“A ladder was standing on the ground, and its top reached up toward heaven, and angels were going up and down on it.” (Genesis 28:12) The preeminent biblical commentator Rashi teaches that the angels in Jacob's dream go up from the Land of Israel and come down throughout the world.
As a global tribute to Rembrandt on his 350th yartzheit (he died on 4 October 1669, 9 Tishrei 5430, that falls in 5430 on Yom Kippur), I launched cyberangels from the matzah bakery in Kfar Chabad in Israel to the 770 headquarters of Chabad in New York and on to many of the countries in which there are Chabad Houses.
The Lubavitcher Rebbe, Rabbi Menachem M. Schneerson, was enthusiastic about my bringing Jewish thought into the world's mainstream by collaborating with AT&T in sending a cyberangel on a circumglobal flight as a digitized homage to Rembrandt on his 320th yarzheit.
The photo below of me is from the 1989 Annual Report of AT&T sent to the 3,000 AT&T shareholders. My event was watched by ten million people in TV broadcasts on all the major networks.

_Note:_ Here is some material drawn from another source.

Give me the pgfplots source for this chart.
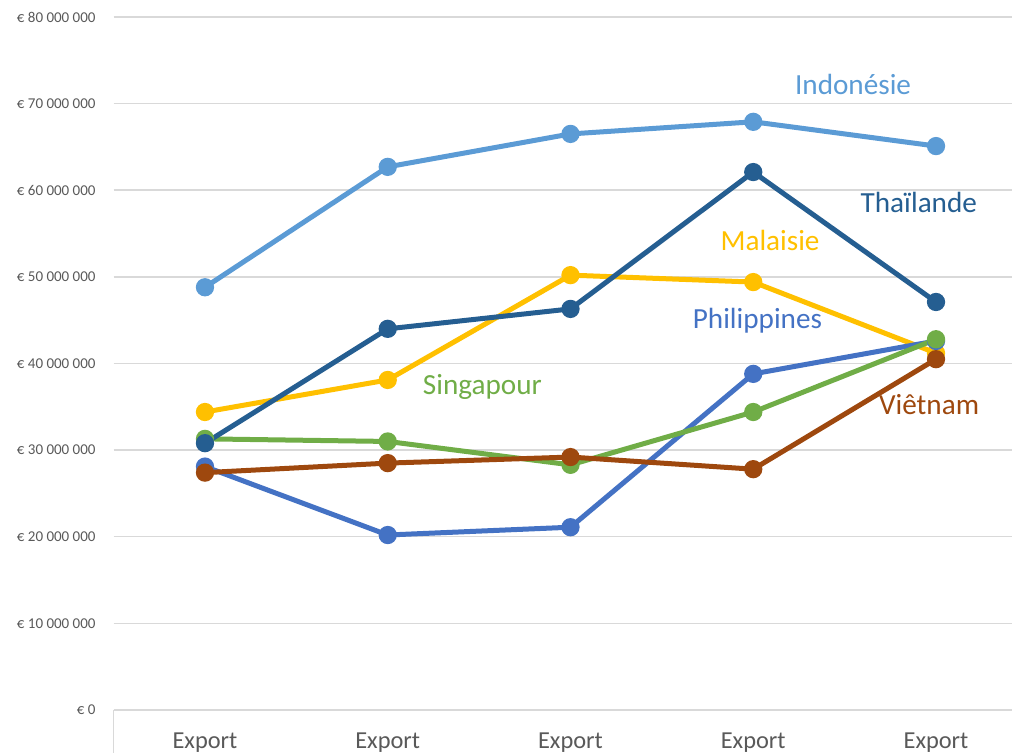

See Rembrandt Inspired Cyberangels Circle the Globe via AT&T Satellites
At the Rebbe's prompting when I was head of the art department at Pratt Institute and research fellow at MIT Center for Advanced Visual Studies, I had a one-man show of my computer generated artworks at the Chassidic Art Institute on Kingston Avenue. At the same time, my exhibition LightsOROT: Spiritual Dimensions of the Electronic Age that I created at MIT filled the Yeshiva University Museum. The exhibition catalog features my dialogue with Rabbi Norman Lamm, president of YU, "Light, Vision and Art in Judaism." The ARTnews critic wrote "Rarely is an exhibition as visually engaging and intellectually challenging.

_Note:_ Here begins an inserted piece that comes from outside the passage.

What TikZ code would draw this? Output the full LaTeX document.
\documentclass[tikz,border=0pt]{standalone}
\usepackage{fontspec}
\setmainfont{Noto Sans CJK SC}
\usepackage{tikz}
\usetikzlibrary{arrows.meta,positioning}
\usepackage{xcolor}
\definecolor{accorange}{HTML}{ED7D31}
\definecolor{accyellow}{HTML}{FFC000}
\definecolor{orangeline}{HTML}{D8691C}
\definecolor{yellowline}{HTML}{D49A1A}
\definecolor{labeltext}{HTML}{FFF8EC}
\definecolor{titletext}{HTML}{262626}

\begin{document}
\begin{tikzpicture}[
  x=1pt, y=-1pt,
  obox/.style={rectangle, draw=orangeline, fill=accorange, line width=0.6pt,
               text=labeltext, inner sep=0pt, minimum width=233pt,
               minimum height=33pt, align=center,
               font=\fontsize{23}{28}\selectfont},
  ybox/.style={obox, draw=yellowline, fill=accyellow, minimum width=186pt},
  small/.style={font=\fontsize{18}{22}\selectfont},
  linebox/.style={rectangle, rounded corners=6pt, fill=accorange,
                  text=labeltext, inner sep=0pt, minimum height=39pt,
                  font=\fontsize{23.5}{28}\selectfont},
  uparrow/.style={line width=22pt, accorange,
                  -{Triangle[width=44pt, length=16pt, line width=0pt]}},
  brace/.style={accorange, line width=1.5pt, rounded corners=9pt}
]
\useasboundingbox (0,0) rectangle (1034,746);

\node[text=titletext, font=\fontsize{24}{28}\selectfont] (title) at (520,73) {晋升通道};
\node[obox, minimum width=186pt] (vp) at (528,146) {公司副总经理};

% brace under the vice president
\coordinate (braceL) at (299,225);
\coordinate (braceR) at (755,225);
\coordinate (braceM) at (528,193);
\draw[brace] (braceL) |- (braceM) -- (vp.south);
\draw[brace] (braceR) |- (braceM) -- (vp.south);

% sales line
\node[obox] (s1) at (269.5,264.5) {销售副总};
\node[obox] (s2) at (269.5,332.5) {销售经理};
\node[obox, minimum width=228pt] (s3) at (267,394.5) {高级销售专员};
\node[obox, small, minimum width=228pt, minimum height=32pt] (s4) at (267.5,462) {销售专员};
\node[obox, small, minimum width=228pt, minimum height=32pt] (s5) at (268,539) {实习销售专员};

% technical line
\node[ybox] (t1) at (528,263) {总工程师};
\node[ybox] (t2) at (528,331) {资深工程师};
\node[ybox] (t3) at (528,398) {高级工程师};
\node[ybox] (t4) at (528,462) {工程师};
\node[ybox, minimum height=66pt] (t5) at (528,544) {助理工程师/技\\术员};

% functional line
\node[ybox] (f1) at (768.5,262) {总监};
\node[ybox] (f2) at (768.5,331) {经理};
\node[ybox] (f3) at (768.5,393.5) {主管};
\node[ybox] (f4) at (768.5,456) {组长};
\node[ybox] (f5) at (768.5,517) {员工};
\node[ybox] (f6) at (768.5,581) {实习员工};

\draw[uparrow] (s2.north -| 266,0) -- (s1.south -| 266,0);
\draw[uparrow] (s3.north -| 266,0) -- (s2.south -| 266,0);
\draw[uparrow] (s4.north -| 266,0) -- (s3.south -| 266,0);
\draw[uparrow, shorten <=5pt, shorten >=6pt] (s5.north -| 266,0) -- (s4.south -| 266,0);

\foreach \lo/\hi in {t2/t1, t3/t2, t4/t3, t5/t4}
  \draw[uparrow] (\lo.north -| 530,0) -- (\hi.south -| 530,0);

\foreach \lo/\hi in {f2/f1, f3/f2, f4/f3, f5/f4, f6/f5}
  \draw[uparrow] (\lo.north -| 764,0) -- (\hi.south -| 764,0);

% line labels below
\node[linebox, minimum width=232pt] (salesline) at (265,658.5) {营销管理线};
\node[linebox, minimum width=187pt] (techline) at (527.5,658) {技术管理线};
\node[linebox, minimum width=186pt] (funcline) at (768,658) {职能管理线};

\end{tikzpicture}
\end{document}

Below is the catalog for exhibition of Mel Alexenberg showing serigraph of "Ascent of Computer Angels from the Land of Israel" in the collection of the Israel Museum in Jerusalem
The same image for the smartphone generation appears on the cover of my 2019 book Through a Bible Lens: Biblical Insights for Smartphone Photography and Social Media. Throughout this book and The Future of Art in a Postdigital Age are thoughts of the Rebbe.
The Rebbe teaches that the sweeping technological
changes we are experiencing today were predicted some two thousand years ago in
the Zohar, the classic text of kabbalah. The Zohar describes how
the outburst in scientific knowledge and technological advancement would be
paralleled by an increase in sublime wisdom and spirituality. Integrating the
wisdom of the mind and the wisdom of the soul can begin to usher true unity into
the world.
He writes: "The Divine purpose of the present information revolution, which gives an individual unprecedented power and opportunity, is to allow us to share knowledge – spiritual knowledge – with each other, empowering and unifying individuals everywhere. We need to use today’s interactive technology not just for business or leisure but to interlink as people – to create a welcome environment for the interaction of our souls, our hearts, our visions."
My two academic books published by Intellect Books/University of Chicago Press are: The Future of Art in a Postdigital Age: From Hellenistic to Hebraic Consciousness (2011) and Educating Artists for the Future: Learning at Intersection of Art, Science, Technology and Culture (2008). When I was head of Emunah College School of the Arts in Jerusalem, I wrote in Hebrew the book אמנות דיאלוגית בעולם דיגיטלי Dialogic Art in a Digital World: On Judaism and Contemporary Art (2008).